Getting a few pounds extra in your pay packet each month is nothing to be sniffed at, and for arrogant to think it doesn't matter at all. However, I think the government has done a wonderful job of getting ministers and therefore the public to squabble over income tax and personal allowances to distract from the real concern: the cost of living.

Think-tank, the Institute of Economic Affairs, has warned Cameron and co that the middle classes risk being left behind holding a big tax bill in the government's bid to take the lowest paid out of income tax. The personal allowance is already rising to £10,000 next year and the coalition wants to push it to £10,500 while the threshold at which you pay 40% tax has come down meaning 1.3 million people a year are being caught in the net.

This has led to renewed rhetoric about the 'squeezed middle' and the burdened middle classes who are struggling to make ends meet. However, it isn't just the squeezed middle that are struggling, it's everyone. Unless you happen to be particularly wealthy there is a chance that you have had to cut back, seen household bills rise and worried about making the sums add up.

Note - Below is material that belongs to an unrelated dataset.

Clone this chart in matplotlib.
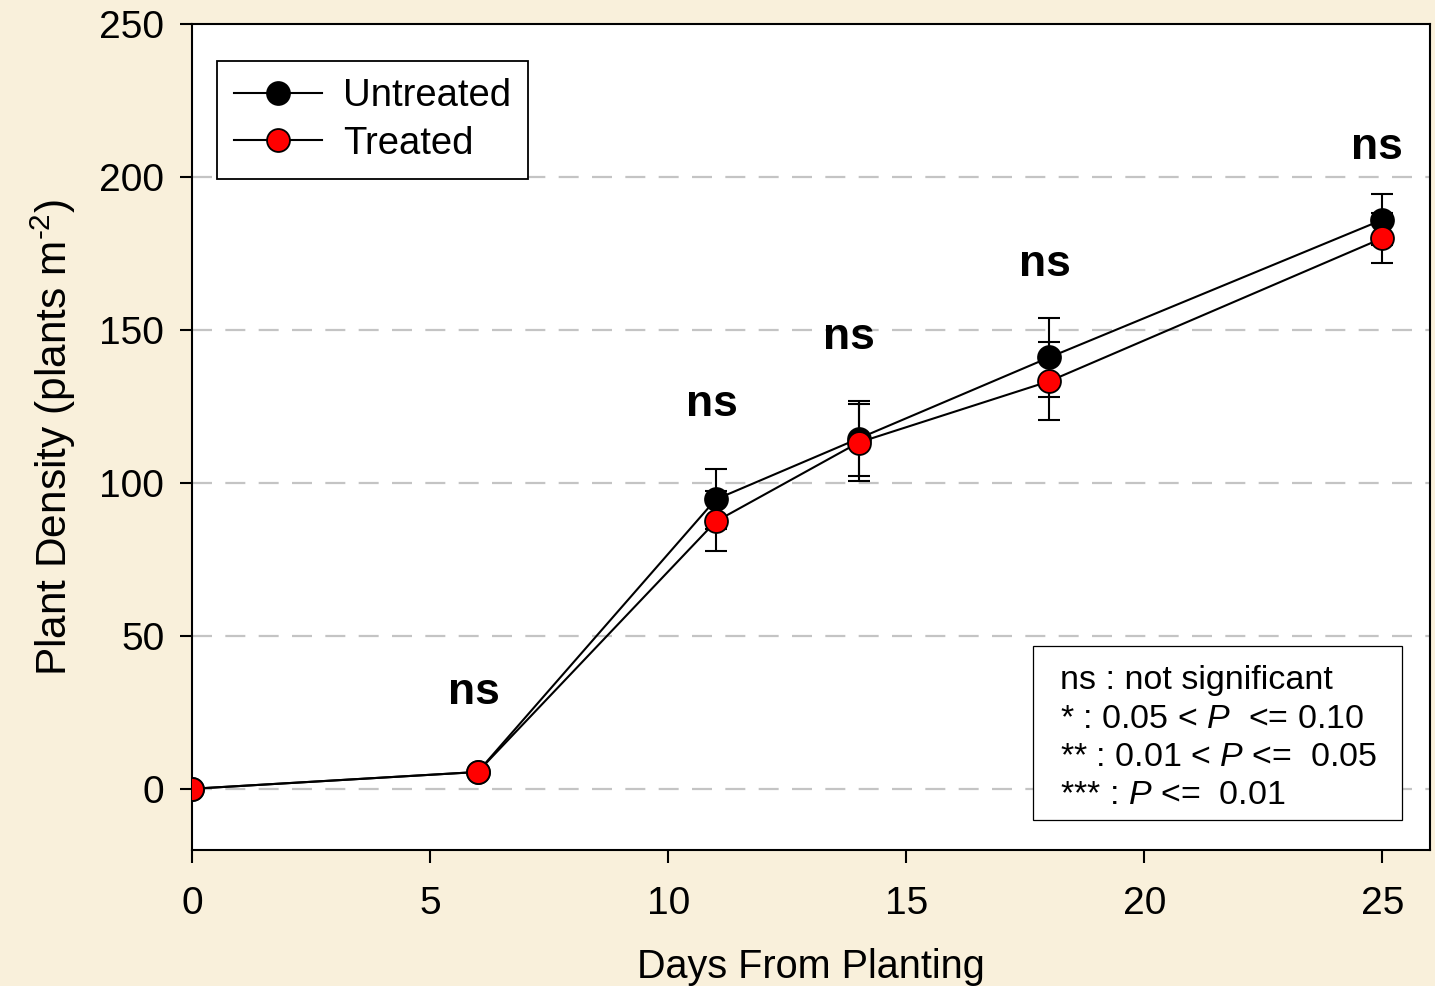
import matplotlib.pyplot as plt
from matplotlib.patches import Rectangle

plt.rcParams['font.family'] = ['Liberation Sans', 'DejaVu Sans']
plt.rcParams['mathtext.fontset'] = 'custom'
plt.rcParams['mathtext.rm'] = 'Liberation Sans'
plt.rcParams['mathtext.it'] = 'Liberation Sans:italic'

# days from planting
days = [0, 6, 11, 14, 18, 25]

# plant density, plants per m2
untreated = [0, 5.5, 94.6, 114.5, 141, 186]
untreated_err = [0, 0.5, 9.8, 12.2, 12.8, 8.4]
treated = [0, 5.5, 87.4, 113.2, 133.2, 180]
treated_err = [0, 0.5, 9.8, 12.6, 12.8, 8.2]

# significance labels and where they sit
sig_labels = ['ns', 'ns', 'ns', 'ns', 'ns']
sig_x = [5.92, 10.92, 13.8, 17.92, 24.88]
sig_y = [31.5, 125.5, 147.5, 171.5, 209.5]

xticks = [0, 5, 10, 15, 20, 25]
yticks = [0, 50, 100, 150, 200, 250]

bg = '#f9f0db'
fig = plt.figure(figsize=(14.35, 9.86), dpi=100, facecolor=bg)
ax = fig.add_axes([192 / 1435, 136 / 986, 1238 / 1435, 826 / 986])
ax.set_facecolor('white')

# dashed grid lines
for y in yticks[:-1]:
    ax.axhline(y, color='#c4c4c4', lw=1.6, dashes=(9, 6), zorder=0)

# error bars
ax.errorbar(days, untreated, yerr=untreated_err, fmt='none', ecolor='black',
            elinewidth=1.5, capsize=8, capthick=1.5, zorder=2)
ax.errorbar(days, treated, yerr=treated_err, fmt='none', ecolor='black',
            elinewidth=1.5, capsize=8, capthick=1.5, zorder=2)

ax.plot(days, untreated, color='black', lw=1.5, marker='o', markersize=16.5,
        markerfacecolor='black', markeredgecolor='black', markeredgewidth=1.3,
        label='Untreated', zorder=3)
ax.plot(days, treated, color='black', lw=1.5, marker='o', markersize=16.5,
        markerfacecolor='red', markeredgecolor='black', markeredgewidth=1.3,
        label='Treated', zorder=4)

for x, y, s in zip(sig_x, sig_y, sig_labels):
    ax.text(x, y, s, ha='center', va='center', fontsize=32, fontweight='bold')

ax.set_xlim(0, 26)
ax.set_ylim(-20, 250)
ax.set_xticks(xticks)
ax.set_yticks(yticks)
ax.tick_params(axis='both', labelsize=28, length=9, width=1.5, direction='out')
ax.tick_params(axis='x', pad=17)
ax.tick_params(axis='y', pad=11)
for sp in ax.spines.values():
    sp.set_linewidth(1.5)

ax.set_xlabel('Days From Planting', fontsize=28.5, labelpad=19)
ax.set_ylabel(r'Plant Density (plants m$^{\text{-2}}$)', fontsize=30.5, labelpad=15)

leg = ax.legend(loc='upper left', bbox_to_anchor=(0.0202, 0.955), borderaxespad=0,
                fontsize=27.5, fancybox=False, framealpha=1, edgecolor='black',
                handlelength=2.3, handletextpad=0.55, borderpad=0.45, labelspacing=0.3)
leg.get_frame().set_linewidth(1.3)

# key for the significance codes
ax.add_patch(Rectangle((0.6793, 0.0363), 0.2981, 0.2107, transform=ax.transAxes,
                       facecolor='white', edgecolor='black', lw=0.9, zorder=5))
note = ('ns : not significant\n'
        '* : 0.05 < $P$  <= 0.10\n'
        '** : 0.01 < $P$ <=  0.05\n'
        '*** : $P$ <=  0.0$1$')
ax.text(0.7011, 0.2235, note, transform=ax.transAxes, fontsize=24.5, va='top', ha='left',
        linespacing=1.3, zorder=6)

fig.savefig('out.png', dpi=100, facecolor=bg)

We all do this to varying extents but we all do it and we do it because the cost of living is increasing. The government is keen to give us a couple of vote-winning pounds extra in our wages but what it should really be doing is looking at ways to reduce the cost of living.

The average family needs cheaper food and fuel, gas and electricity bills that don't rise 10% in a year, and some sort of stability about their financial future that will allow them to budget and save.

Why doesn't the government cut VAT, reduce tax on fuel and stop allowing the energy companies to act as suppliers and distributors of gas and electric while setting their own prices?

All of these would reduce the financial burden of day-to-day living and would benefit people far more than playing round the edges of income tax. But of course the government is giving us pennies and looking after its own pounds.